Note – the story of Glen Sherley is an interesting one, but one that won’t fit in today’s already-crowded post. I’ll do some digging on his tragic tale and offer up a separate post later on.

The band jams out a bit to wrap up the set, to a thunderous response from the crowd. The recording ends with the second set’s conclusion, which introduces Johnny Cash’s father Ray, as well as the warden (who doesn’t get the same loving reception Mr. Cash does).

Johnny Cash At Folsom Prison was an unconventional experiment that paid huge dividends for Cash’s flagging career. The record would top the country charts and also spend a very long time on the Billboard Pop Albums chart, the precursor to the Billboard 200. The album spent a total of 124 weeks on the album chart.

The legacy of At Folsom Prison is vast. This live set has books and documentaries about it and it is widely hailed as one of music’s greatest live performances. It was a landmark moment in Johnny Cash’s career and set him on a course for more hitmaking in the early 1970’s, including a handful of other prison performances. This was one of the Man In Black’s several career reinventions, a theme he’d continue until his death in 2003.

Beyond the scope of the album’s place in music, Cash was also noted for his egalitarian treatment of prison inmates. Many people simply cast off prisoners as people suffering the consequences of their actions, but Cash approached them as humans and did not let them rot forgotten. It’s a type of outreach that’s hard to quantify but certainly had its effects.
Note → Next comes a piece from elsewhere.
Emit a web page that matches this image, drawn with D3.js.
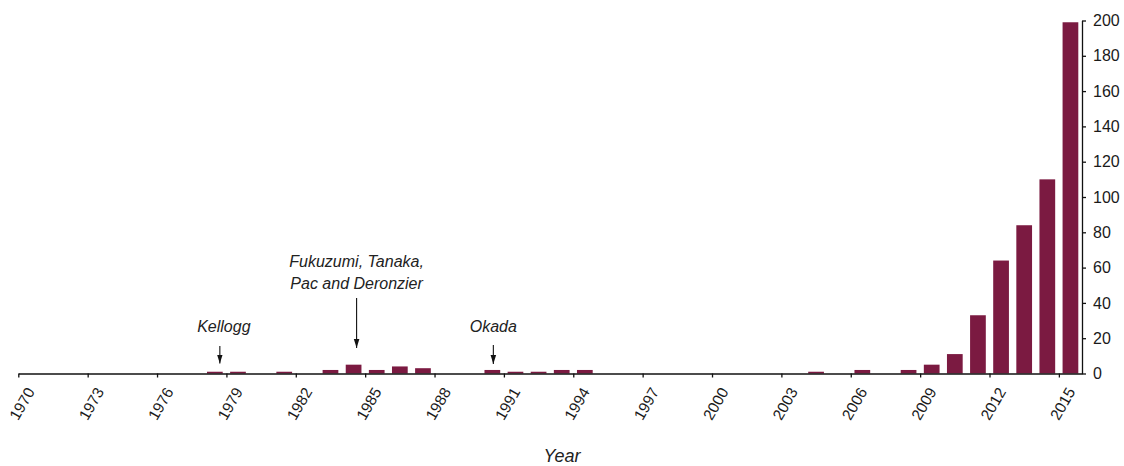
<!DOCTYPE html>
<html>
<head>
<meta charset="utf-8">
<script src="https://cdn.jsdelivr.net/npm/d3@7"></script>
<style>
  body { margin: 0; background: #fff; }
  svg { display: block; font-family: "Liberation Sans", Arial, sans-serif; }
  .axis path, .axis line { stroke: #111; stroke-width: 1.3; }
  .axis text { fill: #1a1a1a; }
</style>
</head>
<body>
<div id="chart"></div>
<script>
// publications per year
const years = d3.range(1970, 2016);
const counts = [
  0, 0, 0, 0, 0, 0, 0, 0, 1, 1,      // 1970-1979
  0, 1, 0, 2, 5, 2, 4, 3, 0, 0,      // 1980-1989
  2, 1, 1, 2, 2, 0, 0, 0, 0, 0,      // 1990-1999
  0, 0, 0, 0, 1, 0, 2, 0, 2, 5,      // 2000-2009
  11, 33, 64, 84, 110, 199           // 2010-2015
];
const xTickYears = d3.range(1970, 2016, 3);
const yTicks = d3.range(0, 201, 20);
const noteYears = [1978, 1984, 1990];
const noteLabels = [["Kellogg"], ["Fukuzumi, Tanaka,", "Pac and Deronzier"], ["Okada"]];

const barColor = '#7b1a41';

function chart() {
    const W = 1124, H = 466;
    const margin = {top: 20.5, right: 42, bottom: 92.5, left: 18.3};
    const width = W - margin.left - margin.right;
    const height = H - margin.top - margin.bottom;

    const svg = d3.select("#chart")
        .append("svg")
        .attr("width", W)
        .attr("height", H)
        .append("g")
        .attr("transform", `translate(${margin.left}, ${margin.top})`);

    const data = years.map((y, i) => ({year: y, value: counts[i]}));

    // bands for bars, linear year scale for the tick positions (ticks sit on band edges)
    const x = d3.scaleBand()
        .domain(years)
        .range([0, width])
        .paddingInner(0.32)
        .paddingOuter(0.16);
    const xEdge = d3.scaleLinear()
        .domain([1970, 2016])
        .range([0, width]);
    const y = d3.scaleLinear()
        .domain([0, 200])
        .range([height, 0]);

    // bars
    svg.selectAll("rect.bar")
        .data(data.filter(d => d.value > 0))
        .enter()
        .append("rect")
        .attr("class", "bar")
        .attr("x", d => x(d.year))
        .attr("width", x.bandwidth())
        .attr("y", d => y(d.value))
        .attr("height", d => height - y(d.value))
        .attr("fill", barColor);

    // x axis
    const gx = svg.append("g")
        .attr("class", "axis")
        .attr("transform", `translate(0, ${height})`)
        .call(d3.axisBottom(xEdge).tickValues(xTickYears).tickFormat(d3.format("d"))
            .tickSize(4).tickSizeOuter(0));
    gx.selectAll("text")
        .attr("x", 0).attr("y", 0).attr("dy", 0)
        .style("text-anchor", "end")
        .style("font-size", "15.5px")
        .attr("transform", "translate(16.5, 18) rotate(-60)");

    // y axis on the right
    svg.append("g")
        .attr("class", "axis")
        .attr("transform", `translate(${width}, 0)`)
        .call(d3.axisRight(y).tickValues(yTicks).tickSize(4).tickPadding(7).tickSizeOuter(0))
        .selectAll("text")
        .style("font-size", "16px");

    // axis title
    svg.append("text")
        .attr("x", xEdge(1994) - margin.left + 7)
        .attr("y", height + 88)
        .attr("text-anchor", "middle")
        .style("font-size", "18px")
        .style("font-style", "italic")
        .attr("fill", "#222")
        .text("Year");

    // arrow head
    svg.append("defs").append("marker")
        .attr("id", "head")
        .attr("viewBox", "0 0 10 10")
        .attr("refX", 10).attr("refY", 5)
        .attr("markerWidth", 9).attr("markerHeight", 7)
        .attr("markerUnits", "userSpaceOnUse")
        .attr("orient", "auto")
        .attr("preserveAspectRatio", "none")
        .append("path")
        .attr("d", "M0,1L10,5L0,9Z")
        .attr("fill", "#111");

    // annotations: arrow start/end heights and small horizontal nudges are styling
    const arrowTop = [325.5, 277.5, 324.5];
    const arrowEnd = [343, 327.5, 343.5];
    const nudge = [5, 3, 1];
    const textBase = [311, 246.8, 311];

    noteYears.forEach((yr, i) => {
        const cx = x(yr) + x.bandwidth() / 2 + nudge[i];
        svg.append("line")
            .attr("x1", cx).attr("x2", cx)
            .attr("y1", arrowTop[i]).attr("y2", arrowEnd[i])
            .attr("stroke", "#111")
            .attr("stroke-width", 1.1)
            .attr("marker-end", "url(#head)");
        const t = svg.append("text")
            .attr("text-anchor", "middle")
            .style("font-size", "16px")
            .style("font-style", "italic")
            .attr("fill", "#222");
        noteLabels[i].forEach((line, j) => {
            t.append("tspan")
                .attr("x", cx + (i === 0 ? 4 : 0))
                .attr("y", textBase[i] + j * 22)
                .text(line);
        });
    });
}

function main() {
    chart();
}

main();
</script>
</body>
</html>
One 1958 Cash performance at San Quentin had a great deal of influence on one of the inmates there – a guy by the name of Merle Haggard. By the time Cash was releasing live prison albums, Haggard was well on the way to his own country stardom.

Johnny Cash was a country legend, but also didn’t always fit the scene. His out-of-the-box approach to doing a live album shaped a legacy otherwise unseen in music. It is a vital piece of country music history and music as a whole.